La clôture de la poésie sur elle-même, dans une herméneutique absconce des poètes par eux-mêmes, devient alors une règle d’or, un hors champ dans les clous. La poésie est alors au réel ce que l’empirisme est la physique quantique. En revanche, là où la langue n’est pas une prothèse, une sorte de destin sans cordes vocales, la poésie envahit tout. Si la frugalité intérieure amenuise la symphonie des objets et amplifie la forme moqueuse de la crapulerie sociale, la poésie (faite de fuites, d’empiffrement d’amour et d’inventivité verbale) est une extension du symbole de Nicée, de l’humano-divinité de l’homme au sens de Berdiaev pour qui la liberté est une charge fascinante.
Dans ce sens-là, la poésie est omnipotente. On la retrouve autant dans un livre de Julien Farges sur Husserl que dans Faute d’amour de Zviaguintsev, autant dans une pression bien fraîche que dans un quatrain non encore écrit.
Avec Siméon, je pense que la poésie est une structure de l’univers dont les tailleurs de silex contemporains n’ont pas encore senti l’onde de propagation, même infime, en raison du fait que la vulgate du réel nous atomise dans une anticipation inversée du rabais utilitariste, qui est un mime du désoeuvrement. Même déboucher un évier a son revers de beauté et d’abstraction.
Siméon revient au sens étymologique de l’abstraction qui signifie arrachement. Je dirais volontiers que l’arrachement autorise un nouvel enracinement. Le palace de la langue ne peut être qu’un taudis pourri si on le confine aux dimensions de l’existence comme passion d’adéquation. « Les mots ne sont pleins que de la profondeur muette d’où ils émergent ». La langue du « fait social » piste le silence pour, au mieux le désavouer, au pire le contraindre à sortir de sa tanière pour commander un plat tout fait ou plus simplement l’annihiler.
Dans cette optique, toute apocalypse devient un désastre. La disparition du silence, au-delà même de son désaveu comme source d’imagination, consolide l’idée d’une poésie comme privilège (« comme loi privée » d’individus singuliers mais finalement nocifs à la socialisation), comme leurre et comme « expulsion de soi-même » et finalement comme victoire de la tristesse.
La poésie serait, en définitive, comme demander sa carte d’identité à une météorite. Maudire le silence, renoncer à la poésie (c’est en fait équivalent), c’est accepter le temps, l’espace et ce qui n’existe pas encore comme des coquetteries externes.
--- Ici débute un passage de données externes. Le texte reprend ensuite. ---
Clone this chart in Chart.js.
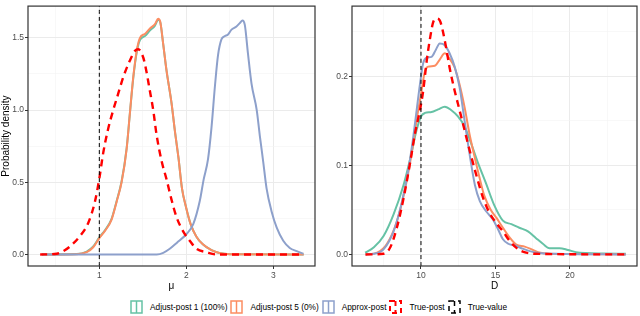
<!DOCTYPE html>
<html>
<head>
<meta charset="utf-8">
<script src="https://cdn.jsdelivr.net/npm/chart.js@4.4.1/dist/chart.umd.min.js"></script>
<style>
body{margin:0;background:#fff;font-family:"Liberation Sans",Arial,sans-serif}
#wrap{position:relative;width:640px;height:316px;overflow:hidden}
#muChart{position:absolute;left:0;top:0}
#dChart{position:absolute;left:320px;top:0}
#legend{position:absolute;left:0;top:300px;width:640px;height:14px;display:flex;justify-content:center;align-items:center;font-size:8.3px;color:#000;white-space:nowrap}
#legend .item{display:flex;align-items:center;margin-right:3px}
#legend canvas{margin-right:7px}
</style>
</head>
<body>
<div id="wrap">
 <canvas id="muChart" width="320" height="292"></canvas>
 <canvas id="dChart" width="320" height="292"></canvas>
 <div id="legend"></div>
</div>
<script>
// legend labels / colours
const seriesNames = ['Adjust-post 1 (100%)','Adjust-post 5 (0%)','Approx-post','True-post','True-value'];
const seriesColors = ['#66C2A5','#FC8D62','#8DA0CB','#FF0000','#000000'];

// ---- left panel: mu ----
const muAdj5X = [0.34,0.74,0.855,0.93,1.0,1.065,1.14,1.20,1.256,1.314,1.352,1.39,1.43,1.467,1.524,1.58,1.64,1.677,1.70,1.735,1.773,1.83,1.87,1.91,1.95,2.0,2.05,2.115,2.19,2.29,2.38,2.5,3.35];
const muAdj5Y = [0,0.002,0.016,0.05,0.113,0.163,0.24,0.367,0.50,0.73,0.98,1.228,1.41,1.50,1.527,1.564,1.595,1.632,1.613,1.455,1.273,1.05,0.85,0.67,0.46,0.32,0.21,0.125,0.07,0.03,0.01,0.002,0];
const muAdj1X = muAdj5X;
const muAdj1Y = [0,0.003,0.02,0.055,0.118,0.168,0.245,0.372,0.505,0.735,0.98,1.22,1.40,1.485,1.512,1.55,1.585,1.625,1.61,1.455,1.273,1.05,0.85,0.67,0.46,0.32,0.21,0.125,0.07,0.03,0.01,0.002,0];
const muApproxX = [0.34,1.66,1.735,1.81,1.89,2.0,2.08,2.155,2.2,2.25,2.29,2.33,2.365,2.404,2.44,2.48,2.52,2.577,2.615,2.646,2.673,2.71,2.75,2.81,2.846,2.885,2.923,2.98,3.04,3.115,3.19,3.27,3.346];
const muApproxY = [0,0,0.011,0.039,0.08,0.14,0.21,0.37,0.52,0.66,0.88,1.17,1.38,1.489,1.511,1.523,1.557,1.579,1.602,1.62,1.59,1.387,1.183,1.0,0.82,0.64,0.458,0.3,0.186,0.095,0.045,0.023,0.005];
const muTrueX = [0.32,0.51,0.587,0.66,0.78,0.874,0.95,1.0,1.046,1.10,1.16,1.218,1.275,1.35,1.41,1.448,1.505,1.54,1.58,1.62,1.658,1.715,1.773,1.83,1.887,1.964,2.04,2.117,2.23,2.35,3.35];
const muTrueY = [0,0.005,0.023,0.054,0.129,0.22,0.367,0.526,0.707,0.866,1.0,1.115,1.228,1.341,1.41,1.421,1.364,1.273,1.137,1.0,0.83,0.65,0.52,0.38,0.26,0.16,0.095,0.039,0.016,0,0];
const muTrueValue = 1;
const muXMajor = [1,2,3], muXMinor = [0.5,1.5,2.5];
const muYMajor = [0,0.5,1,1.5], muYMinor = [0.25,0.75,1.25];

// ---- right panel: D ----
const dAdj1X = [6.25,6.84,7.5,8.16,8.83,9.27,9.71,10.0,10.27,10.71,11.15,11.6,12.04,12.48,12.92,13.36,13.8,14.36,14.9,15.5,16.07,16.6,17.18,17.74,18.18,18.63,19.3,19.86,20.4,21.08,22.2,23.75];
const dAdj1Y = [0.002,0.008,0.021,0.045,0.078,0.107,0.14,0.155,0.159,0.16,0.163,0.166,0.162,0.155,0.144,0.125,0.104,0.08,0.056,0.038,0.034,0.030,0.026,0.018,0.012,0.007,0.007,0.005,0.0026,0.0015,0.001,0.0007];
const dAdj5X = [6.28,7.06,7.72,8.38,8.94,9.38,9.71,10.0,10.27,10.49,10.93,11.26,11.6,11.92,12.26,12.59,12.92,13.25,13.58,13.92,14.25,14.69,15.07,15.5,15.96,16.4,16.96,17.4,17.85,18.63,19.97,23.75];
const dAdj5Y = [0,0.002,0.012,0.037,0.074,0.114,0.151,0.18,0.206,0.211,0.212,0.219,0.226,0.22,0.21,0.191,0.166,0.136,0.111,0.087,0.066,0.05,0.041,0.030,0.019,0.011,0.0088,0.006,0.0026,0.0007,0.0004,0];
const dApproxX = [6.28,6.84,7.5,8.16,8.72,9.16,9.49,9.71,9.93,10.15,10.38,10.71,11.0,11.26,11.6,11.92,12.26,12.59,12.92,13.25,13.62,13.95,14.4,14.84,15.18,15.5,15.85,16.3,16.74,17.3,17.96,19.07,23.75];
const dApproxY = [0,0.0007,0.006,0.026,0.059,0.096,0.133,0.162,0.191,0.215,0.221,0.222,0.23,0.237,0.235,0.226,0.211,0.188,0.151,0.114,0.078,0.06,0.048,0.039,0.028,0.017,0.012,0.010,0.007,0.0037,0.0015,0.0007,0];
const dTrueX = [6.28,7.5,7.94,8.38,8.83,9.27,9.6,9.93,10.15,10.38,10.6,10.82,11.04,11.26,11.48,11.7,11.92,12.26,12.59,12.92,13.25,13.7,14.18,14.62,15.07,15.5,15.96,16.6,17.07,17.74,23.75];
const dTrueY = [0,0.0007,0.008,0.03,0.063,0.103,0.136,0.162,0.184,0.217,0.242,0.261,0.265,0.263,0.25,0.231,0.21,0.184,0.162,0.14,0.118,0.09,0.063,0.046,0.035,0.026,0.015,0.005,0.002,0.0007,0];
const dTrueValue = 10;
const dXMajor = [10,15,20], dXMinor = [7.5,12.5,17.5,22.5];
const dYMajor = [0,0.1,0.2], dYMinor = [0.05,0.15,0.25];

const pts = (xs,ys) => xs.map((x,i)=>({x,y:ys[i]}));
const near = (list,v) => list.some(m=>Math.abs(m-v)<1e-9);

// panel frame like theme_bw
const boxPlugin = {id:'box',afterDraw(c){
  const {ctx,chartArea:a}=c;
  ctx.save();ctx.strokeStyle='#333';ctx.lineWidth=1.2;
  ctx.strokeRect(a.left,a.top,a.right-a.left,a.bottom-a.top);
  ctx.restore();
}};

function gridOf(major){
  return {
    color:c=>near(major,c.tick.value)?'#ebebeb':'#f4f4f4',
    lineWidth:c=>near(major,c.tick.value)?1:0.6,
    tickColor:c=>near(major,c.tick.value)?'#333':'rgba(0,0,0,0)',
    tickLength:3
  };
}

function panel(id,cfg){
  const line=(data,i,extra)=>Object.assign({label:seriesNames[i],data,borderColor:seriesColors[i],
    borderWidth:2,pointRadius:0,fill:false,cubicInterpolationMode:'monotone',order:5-i},extra||{});
  new Chart(document.getElementById(id),{
    type:'line',
    data:{datasets:[
      line(pts(cfg.adj1X,cfg.adj1Y),0),
      line(pts(cfg.adj5X,cfg.adj5Y),1),
      line(pts(cfg.approxX,cfg.approxY),2),
      line(pts(cfg.trueX,cfg.trueY),3,{borderWidth:2.4,borderDash:[7,5]}),
      line([{x:cfg.trueValue,y:cfg.yMin},{x:cfg.trueValue,y:cfg.yMax}],4,{borderWidth:1,borderDash:[4,3]})
    ]},
    options:{
      responsive:false,animation:false,devicePixelRatio:1,
      layout:{padding:{left:0,right:cfg.padRight,top:1,bottom:0}},
      plugins:{legend:{display:false},tooltip:{enabled:false}},
      scales:{
        x:{type:'linear',min:cfg.xMin,max:cfg.xMax,
          afterBuildTicks:ax=>{ax.ticks=[...cfg.xMajor,...cfg.xMinor].sort((a,b)=>a-b).map(v=>({value:v}));},
          ticks:{autoSkip:false,maxRotation:0,padding:2,color:'#4d4d4d',font:{size:8.5},
            callback:v=>near(cfg.xMajor,v)?String(v):''},
          grid:gridOf(cfg.xMajor),border:{display:false},
          title:{display:true,text:cfg.xTitle,color:'#000',font:{size:10},padding:{top:0,bottom:0}},
          afterFit:ax=>{ax.height=26;}},
        y:{type:'linear',min:cfg.yMin,max:cfg.yMax,
          afterBuildTicks:ax=>{ax.ticks=[...cfg.yMajor,...cfg.yMinor].sort((a,b)=>a-b).map(v=>({value:v}));},
          ticks:{autoSkip:false,padding:1,color:'#4d4d4d',font:{size:8.5},
            callback:v=>near(cfg.yMajor,v)?v.toFixed(1):''},
          grid:gridOf(cfg.yMajor),border:{display:false},
          title:{display:!!cfg.yTitle,text:cfg.yTitle,color:'#000',font:{size:10},padding:{top:0,bottom:0}},
          afterFit:ax=>{ax.width=cfg.yWidth;}}
      }
    },
    plugins:[boxPlugin]
  });
}

panel('muChart',{adj1X:muAdj1X,adj1Y:muAdj1Y,adj5X:muAdj5X,adj5Y:muAdj5Y,approxX:muApproxX,approxY:muApproxY,
  trueX:muTrueX,trueY:muTrueY,trueValue:muTrueValue,xMajor:muXMajor,xMinor:muXMinor,yMajor:muYMajor,yMinor:muYMinor,
  xMin:0.18,xMax:3.48,yMin:-0.08,yMax:1.72,xTitle:'μ',yTitle:'Probability density',yWidth:28,padRight:5});
panel('dChart',{adj1X:dAdj1X,adj1Y:dAdj1Y,adj5X:dAdj5X,adj5Y:dAdj5Y,approxX:dApproxX,approxY:dApproxY,
  trueX:dTrueX,trueY:dTrueY,trueValue:dTrueValue,xMajor:dXMajor,xMinor:dXMinor,yMajor:dYMajor,yMinor:dYMinor,
  xMin:5.37,xMax:24.5,yMin:-0.013,yMax:0.279,xTitle:'D',yTitle:'',yWidth:32,padRight:3});

// shared legend with density-style keys
const legend=document.getElementById('legend');
seriesNames.forEach((name,i)=>{
  const item=document.createElement('div');item.className='item';
  const cv=document.createElement('canvas');cv.width=13;cv.height=14;
  const g=cv.getContext('2d');g.strokeStyle=seriesColors[i];
  g.lineWidth=i===3?2:1.5;
  if(i>=3)g.setLineDash([5,4]);
  g.strokeRect(1,1,11,12);
  g.beginPath();g.moveTo(6.5,1);g.lineTo(6.5,13);g.stroke();
  const sp=document.createElement('span');sp.textContent=name;
  item.appendChild(cv);item.appendChild(sp);legend.appendChild(item);
});
</script>
</body>
</html>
C’est accepter la mort dans son existence même à travers la « langue de nécessité », la langue comme bruitage.
Comme le rappelle Siméon, il n’y a pas d’une part les poètes et, d’autre part ceux qui savent « bouger les oreilles » dans un repas bien arrosé ou imiter un comique. Il n’y a pas d’un côté la langue ronflante des métaphores et, de l’autre celle de l’octosyllabe de l’aspirateur et de la soupe aux choux. A l’origine de la poésie, il y a l’exagération.
L’exagération est la forme exquise de la légèreté. Léger comme un marcassin, le poète fait disparaître la sensibilité excessive, le pathos du religieux, et finit par passer au milieu de ses semblables comme un naturaliste, une fleur à la boutonnière, un couteau de boucher dans la poche car on ne sait jamais. Le voici au milieu des choses, perdu comme un suppositoire, et pourtant étrangement là où il doit être, dans cette saveur du non-lieu, caillassé par les troupeaux, il sait que le style doit vivre car respirer n’est qu’un aléa esthétique.
Quand la langue ne bruite pas, le monde devient plus vivable : c’est la grande leçon de ce Petit éloge de la poésie. « Petit », non : pour une fois que Siméon se trompe d’adjectif. Lisez ce magnifique éloge et vous vous retrouverez à regarder la beauté de Rome de la cenatio rotunda.
C’est quand même plus jouissif que de faire les boutiques, le cerveau vautré dans le néant porcin de l’acquisition surnuméraire !
valéry molet
Jean-Pierre Siméon, Petit éloge de la poésie, folio Gallimard, 2023, 101 p.